Written exercise
Copy out every line exactly, passing over the pictures.

Information supplied
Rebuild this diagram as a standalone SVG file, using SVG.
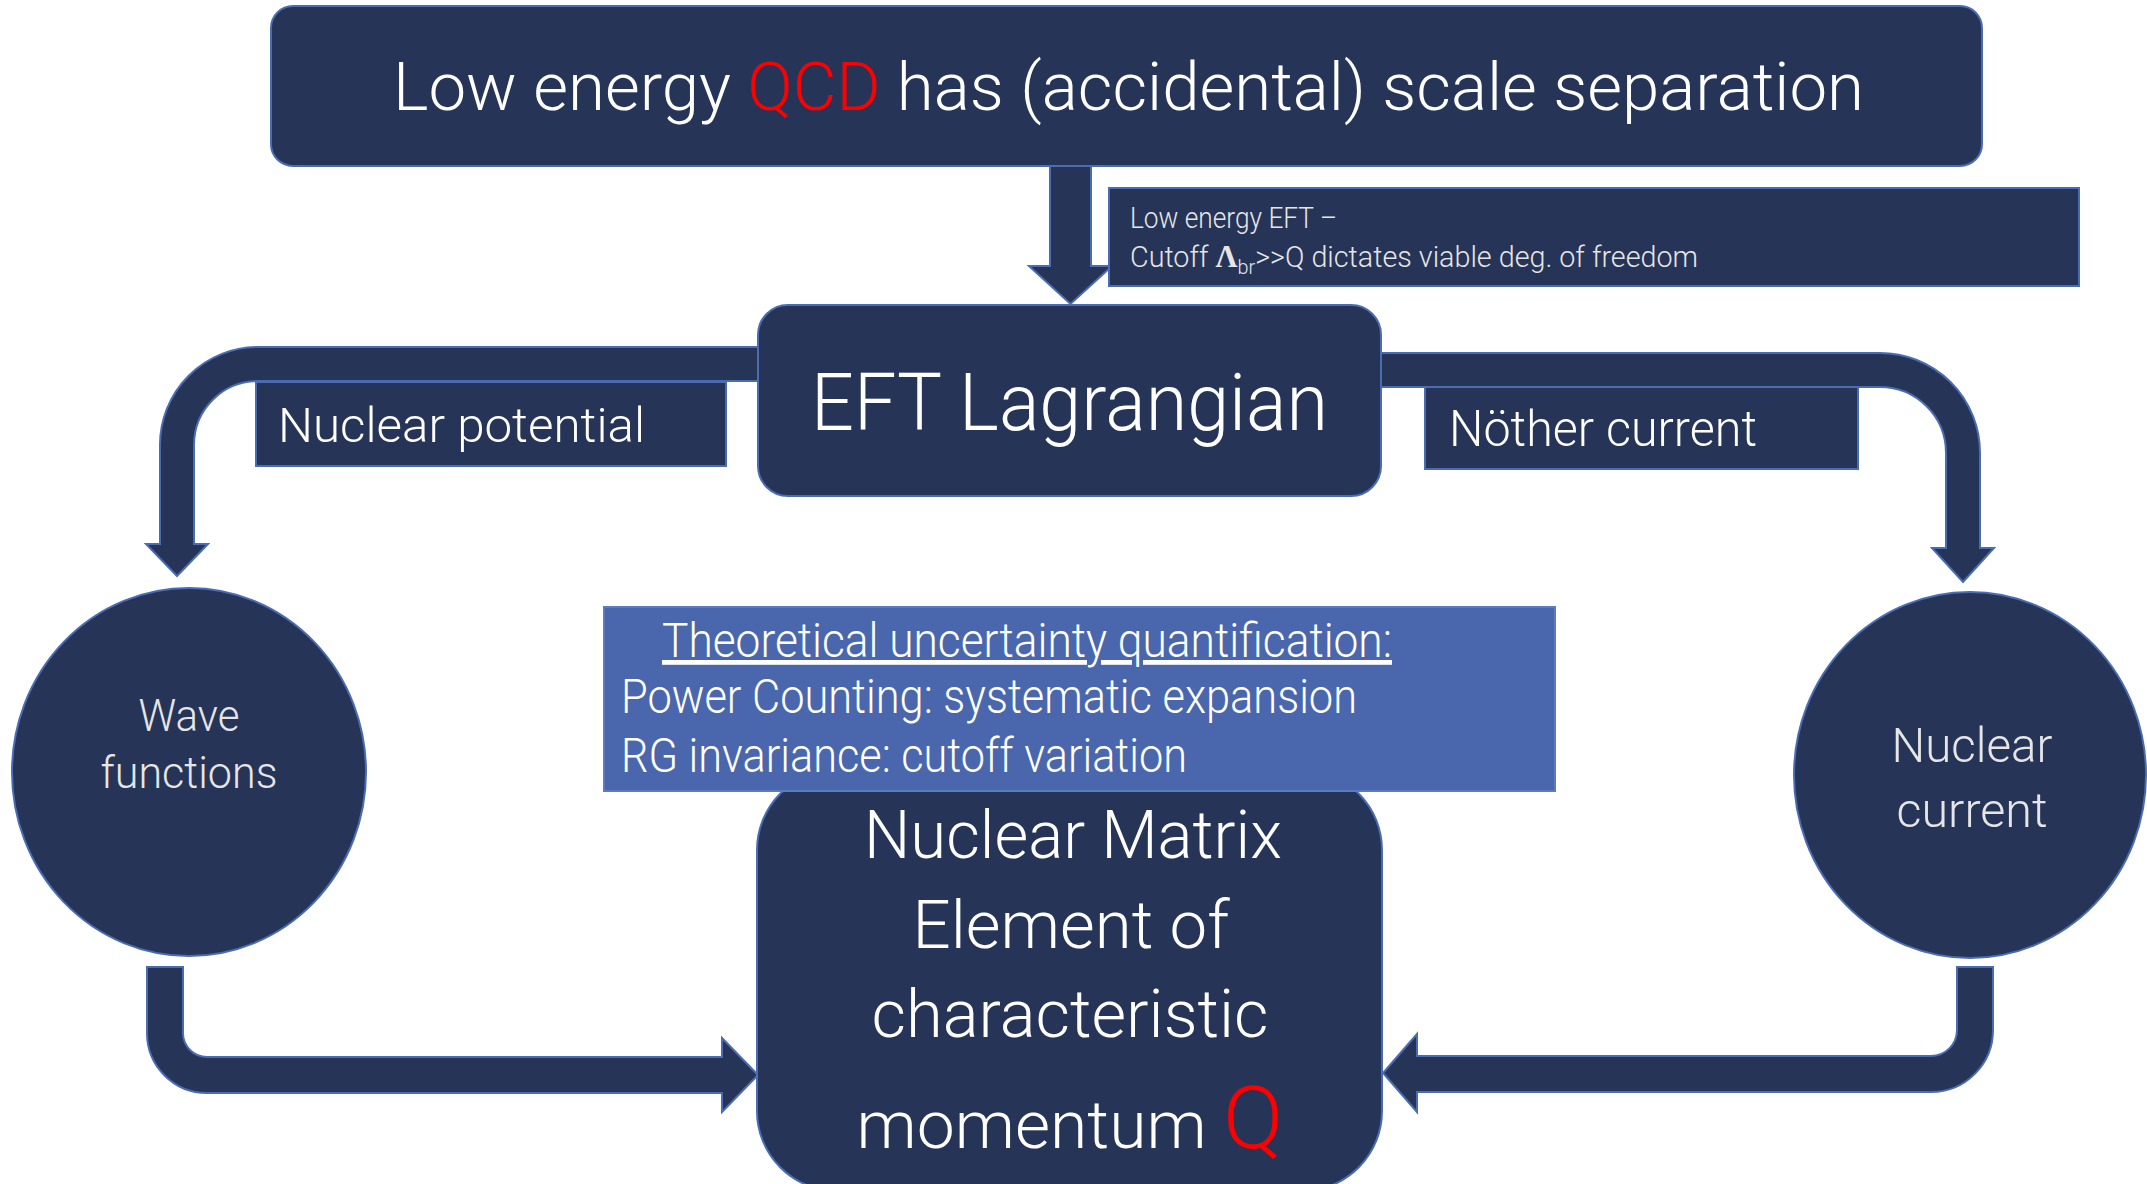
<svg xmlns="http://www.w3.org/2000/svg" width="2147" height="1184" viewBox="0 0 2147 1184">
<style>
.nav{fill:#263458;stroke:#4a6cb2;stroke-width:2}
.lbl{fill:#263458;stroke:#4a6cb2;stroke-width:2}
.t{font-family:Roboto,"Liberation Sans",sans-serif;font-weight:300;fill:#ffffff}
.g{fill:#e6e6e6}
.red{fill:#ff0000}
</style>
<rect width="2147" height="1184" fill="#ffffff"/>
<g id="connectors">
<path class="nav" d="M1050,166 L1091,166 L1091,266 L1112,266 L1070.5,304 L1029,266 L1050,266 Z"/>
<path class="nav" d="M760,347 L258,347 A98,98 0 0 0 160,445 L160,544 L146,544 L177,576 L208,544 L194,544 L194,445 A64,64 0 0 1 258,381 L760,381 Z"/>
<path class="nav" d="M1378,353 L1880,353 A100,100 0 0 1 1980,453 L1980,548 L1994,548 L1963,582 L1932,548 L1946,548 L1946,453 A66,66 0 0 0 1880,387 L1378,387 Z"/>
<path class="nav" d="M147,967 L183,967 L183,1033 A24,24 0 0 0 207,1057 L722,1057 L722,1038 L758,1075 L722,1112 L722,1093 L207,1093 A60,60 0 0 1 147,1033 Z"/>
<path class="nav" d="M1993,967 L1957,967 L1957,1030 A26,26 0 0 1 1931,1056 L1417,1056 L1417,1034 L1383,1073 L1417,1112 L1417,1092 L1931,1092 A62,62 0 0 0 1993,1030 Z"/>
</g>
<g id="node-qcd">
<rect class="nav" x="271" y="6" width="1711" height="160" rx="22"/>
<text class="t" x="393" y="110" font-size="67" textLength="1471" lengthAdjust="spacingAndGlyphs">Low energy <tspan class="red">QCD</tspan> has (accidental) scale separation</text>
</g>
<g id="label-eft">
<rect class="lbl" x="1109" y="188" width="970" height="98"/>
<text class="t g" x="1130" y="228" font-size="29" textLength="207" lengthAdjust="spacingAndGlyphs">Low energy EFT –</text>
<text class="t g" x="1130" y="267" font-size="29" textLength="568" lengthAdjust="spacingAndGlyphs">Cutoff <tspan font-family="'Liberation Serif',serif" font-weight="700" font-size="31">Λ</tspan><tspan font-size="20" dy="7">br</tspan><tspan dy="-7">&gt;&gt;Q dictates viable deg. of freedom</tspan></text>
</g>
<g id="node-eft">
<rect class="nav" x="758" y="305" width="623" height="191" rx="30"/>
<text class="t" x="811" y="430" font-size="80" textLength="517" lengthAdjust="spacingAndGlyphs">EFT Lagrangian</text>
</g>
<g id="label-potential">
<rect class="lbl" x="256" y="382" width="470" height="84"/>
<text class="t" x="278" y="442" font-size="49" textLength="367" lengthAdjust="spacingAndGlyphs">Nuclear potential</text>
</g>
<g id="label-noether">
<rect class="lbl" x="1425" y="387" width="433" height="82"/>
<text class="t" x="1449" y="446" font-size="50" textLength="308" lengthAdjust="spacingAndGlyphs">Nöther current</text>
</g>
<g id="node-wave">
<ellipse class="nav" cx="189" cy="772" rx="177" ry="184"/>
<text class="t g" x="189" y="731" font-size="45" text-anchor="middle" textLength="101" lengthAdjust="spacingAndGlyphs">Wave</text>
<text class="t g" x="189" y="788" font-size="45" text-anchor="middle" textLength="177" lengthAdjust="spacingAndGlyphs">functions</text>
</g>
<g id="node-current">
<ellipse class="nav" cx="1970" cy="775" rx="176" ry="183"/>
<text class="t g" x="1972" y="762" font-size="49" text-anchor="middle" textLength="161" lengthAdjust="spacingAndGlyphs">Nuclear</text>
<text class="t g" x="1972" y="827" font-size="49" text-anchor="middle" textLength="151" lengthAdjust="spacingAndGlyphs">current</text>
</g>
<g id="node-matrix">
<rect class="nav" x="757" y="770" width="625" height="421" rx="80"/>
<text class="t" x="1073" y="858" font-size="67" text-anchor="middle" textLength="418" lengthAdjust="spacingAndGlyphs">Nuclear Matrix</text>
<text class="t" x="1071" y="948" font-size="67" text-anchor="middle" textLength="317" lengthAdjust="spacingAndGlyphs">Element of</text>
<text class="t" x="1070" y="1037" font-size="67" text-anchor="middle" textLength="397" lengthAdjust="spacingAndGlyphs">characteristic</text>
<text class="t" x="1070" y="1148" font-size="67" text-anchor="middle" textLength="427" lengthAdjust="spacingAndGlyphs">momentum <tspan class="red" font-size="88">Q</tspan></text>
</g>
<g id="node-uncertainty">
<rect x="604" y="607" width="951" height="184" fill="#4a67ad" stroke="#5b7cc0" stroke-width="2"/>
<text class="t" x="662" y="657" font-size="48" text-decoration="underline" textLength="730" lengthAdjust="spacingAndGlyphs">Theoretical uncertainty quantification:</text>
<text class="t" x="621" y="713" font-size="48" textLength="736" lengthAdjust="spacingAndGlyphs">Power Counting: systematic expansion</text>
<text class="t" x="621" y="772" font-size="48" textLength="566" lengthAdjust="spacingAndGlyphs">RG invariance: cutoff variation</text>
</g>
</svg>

Response to this task
Rebuild this diagram as a standalone SVG file, using SVG.
<svg xmlns="http://www.w3.org/2000/svg" width="2147" height="1184" viewBox="0 0 2147 1184">
<style>
.nav{fill:#263458;stroke:#4a6cb2;stroke-width:2}
.lbl{fill:#263458;stroke:#4a6cb2;stroke-width:2}
.t{font-family:Roboto,"Liberation Sans",sans-serif;font-weight:300;fill:#ffffff}
.g{fill:#e6e6e6}
.red{fill:#ff0000}
</style>
<rect width="2147" height="1184" fill="#ffffff"/>
<g id="connectors">
<path class="nav" d="M1050,166 L1091,166 L1091,266 L1112,266 L1070.5,304 L1029,266 L1050,266 Z"/>
<path class="nav" d="M760,347 L258,347 A98,98 0 0 0 160,445 L160,544 L146,544 L177,576 L208,544 L194,544 L194,445 A64,64 0 0 1 258,381 L760,381 Z"/>
<path class="nav" d="M1378,353 L1880,353 A100,100 0 0 1 1980,453 L1980,548 L1994,548 L1963,582 L1932,548 L1946,548 L1946,453 A66,66 0 0 0 1880,387 L1378,387 Z"/>
<path class="nav" d="M147,967 L183,967 L183,1033 A24,24 0 0 0 207,1057 L722,1057 L722,1038 L758,1075 L722,1112 L722,1093 L207,1093 A60,60 0 0 1 147,1033 Z"/>
<path class="nav" d="M1993,967 L1957,967 L1957,1030 A26,26 0 0 1 1931,1056 L1417,1056 L1417,1034 L1383,1073 L1417,1112 L1417,1092 L1931,1092 A62,62 0 0 0 1993,1030 Z"/>
</g>
<g id="node-qcd">
<rect class="nav" x="271" y="6" width="1711" height="160" rx="22"/>
<text class="t" x="393" y="110" font-size="67" textLength="1471" lengthAdjust="spacingAndGlyphs">Low energy <tspan class="red">QCD</tspan> has (accidental) scale separation</text>
</g>
<g id="label-eft">
<rect class="lbl" x="1109" y="188" width="970" height="98"/>
<text class="t g" x="1130" y="228" font-size="29" textLength="207" lengthAdjust="spacingAndGlyphs">Low energy EFT –</text>
<text class="t g" x="1130" y="267" font-size="29" textLength="568" lengthAdjust="spacingAndGlyphs">Cutoff <tspan font-family="'Liberation Serif',serif" font-weight="700" font-size="31">Λ</tspan><tspan font-size="20" dy="7">br</tspan><tspan dy="-7">&gt;&gt;Q dictates viable deg. of freedom</tspan></text>
</g>
<g id="node-eft">
<rect class="nav" x="758" y="305" width="623" height="191" rx="30"/>
<text class="t" x="811" y="430" font-size="80" textLength="517" lengthAdjust="spacingAndGlyphs">EFT Lagrangian</text>
</g>
<g id="label-potential">
<rect class="lbl" x="256" y="382" width="470" height="84"/>
<text class="t" x="278" y="442" font-size="49" textLength="367" lengthAdjust="spacingAndGlyphs">Nuclear potential</text>
</g>
<g id="label-noether">
<rect class="lbl" x="1425" y="387" width="433" height="82"/>
<text class="t" x="1449" y="446" font-size="50" textLength="308" lengthAdjust="spacingAndGlyphs">Nöther current</text>
</g>
<g id="node-wave">
<ellipse class="nav" cx="189" cy="772" rx="177" ry="184"/>
<text class="t g" x="189" y="731" font-size="45" text-anchor="middle" textLength="101" lengthAdjust="spacingAndGlyphs">Wave</text>
<text class="t g" x="189" y="788" font-size="45" text-anchor="middle" textLength="177" lengthAdjust="spacingAndGlyphs">functions</text>
</g>
<g id="node-current">
<ellipse class="nav" cx="1970" cy="775" rx="176" ry="183"/>
<text class="t g" x="1972" y="762" font-size="49" text-anchor="middle" textLength="161" lengthAdjust="spacingAndGlyphs">Nuclear</text>
<text class="t g" x="1972" y="827" font-size="49" text-anchor="middle" textLength="151" lengthAdjust="spacingAndGlyphs">current</text>
</g>
<g id="node-matrix">
<rect class="nav" x="757" y="770" width="625" height="421" rx="80"/>
<text class="t" x="1073" y="858" font-size="67" text-anchor="middle" textLength="418" lengthAdjust="spacingAndGlyphs">Nuclear Matrix</text>
<text class="t" x="1071" y="948" font-size="67" text-anchor="middle" textLength="317" lengthAdjust="spacingAndGlyphs">Element of</text>
<text class="t" x="1070" y="1037" font-size="67" text-anchor="middle" textLength="397" lengthAdjust="spacingAndGlyphs">characteristic</text>
<text class="t" x="1070" y="1148" font-size="67" text-anchor="middle" textLength="427" lengthAdjust="spacingAndGlyphs">momentum <tspan class="red" font-size="88">Q</tspan></text>
</g>
<g id="node-uncertainty">
<rect x="604" y="607" width="951" height="184" fill="#4a67ad" stroke="#5b7cc0" stroke-width="2"/>
<text class="t" x="662" y="657" font-size="48" text-decoration="underline" textLength="730" lengthAdjust="spacingAndGlyphs">Theoretical uncertainty quantification:</text>
<text class="t" x="621" y="713" font-size="48" textLength="736" lengthAdjust="spacingAndGlyphs">Power Counting: systematic expansion</text>
<text class="t" x="621" y="772" font-size="48" textLength="566" lengthAdjust="spacingAndGlyphs">RG invariance: cutoff variation</text>
</g>
</svg>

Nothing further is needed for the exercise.